The thing you have to know about “Moneyball,” the new Brad Pitt film, is that it’s got nothing to do with baseball. Oh, don’t get me wrong. It’s got a lot more to do with baseball than did Michael Lewis’ fantastic book(see my review here) on which it’s based. But the story of “Moneyball,” both on screen and on the printed page, revolves around a fundamental question: “…how does a low-budget operation manage to win consistently against the best-funded teams in sports.”
The film does an excellent job dramatizing that struggle, watching the beleagured Billy Beane (Pitt), and his trusty assistant “Peter Brand” (a film amalgamation of real-life assistants Paul DePodesta, J.P. Ricciardi and Dan Feinstein, played ably by comic actor Jonah Hill), battle on-field opponents, baseball’s institutional inertia, and their own self-doubt every step of the way. It makes for great entertainment, while providing a storyline just about any entrepreneur, small business owner or “working-class hero” can relate to.

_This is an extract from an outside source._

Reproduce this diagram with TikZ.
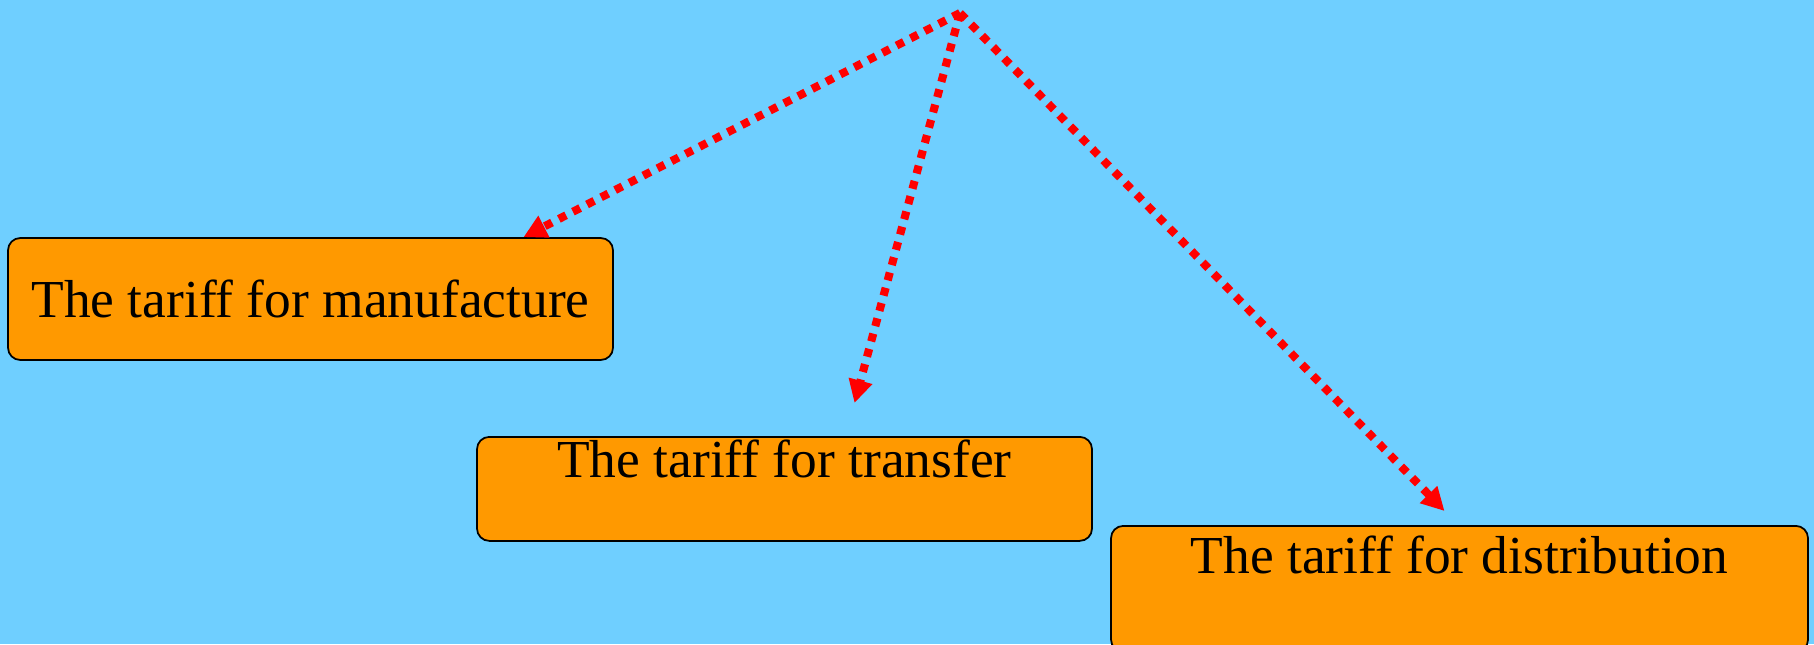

More important than the story, though, are the lessons within “Moneyball” (and here’s where the book is a better resource than the film). In the years since the book’s release, the team at the center of the story has regressed, moving from a perennial post-season contender, to a middle-of-the-pack mob of outcasts, misfits and outright mistakes.
And many within the baseball (think “business”) and media (think “media”) establishment have pounced, claiming that “Moneyball” (the approach, not the book), has failed. “Stats are overrated,” the critics claim, finding evidence in Billy Beane’s recent struggles.
But the lesson of “Moneyball” (the book and the film) is this:
“…[S]tats were beside the point… The point was understanding.”
In both the book and the film, Billy Beane’s Oakland A’s, with limited payroll, used stats that no one else was using define each player’s value and contribution to the team’s success.
For instance, during the 2002 season the film chronicles, the team believed that conventional fielding stats failed to account for a player’s contribution to team wins. As Paul DePodesta recounts to Michael Lewis in the book,
“The variance between the best and worst fielders on the outcome of the game is a lot smaller than the variance between the best hitter and the worst hitters.” The market as a whole failed to grasp this fact, and so placed higher prices than it should on defensive skills. [p. 136—Emphasis mine]
For a team that couldn’t afford high-priced players, this automatically placed great fielders out of its reach. But the team didn’t respond by giving up. Instead, they sought players with skills the market undervalued—and as a consequence fielded a team that, well, couldn’t field.
But they could—and did—win.
The actual stats the team used don’t matter—and, in fact, have become so common within baseball as to require new measures to find undervalued contributors.
It was seeking understanding of what teams valued and didn’t that led Beane’s club to its particular set of stats. In most other industries, we’d call those key performance indicators. Baseball, at the time, called them “heresy.” Then most other teams in baseball adopted those same stats, while bringing larger checkbooks to the table, once they wanted to duplicate the A’s success. The A’s recent struggles don’t reflect a failure of their old mindset, but rather their inability to find the key performance indicators their opponents undervalue now that most teams use the one’s that brought the A’s success in earlier seasons.
Regardless, you don’t have to like baseball movies to enjoy “Moneyball” on the screen. You don’t even have to like sports. But if you’re interested in a classic “David vs. Goliath” tale, you’ll likely enjoy the film and Beane’s journey to success. And, if you’re interested in playing David to someone else’s Goliath, you’ll want to pay attention to the mindset that got him there.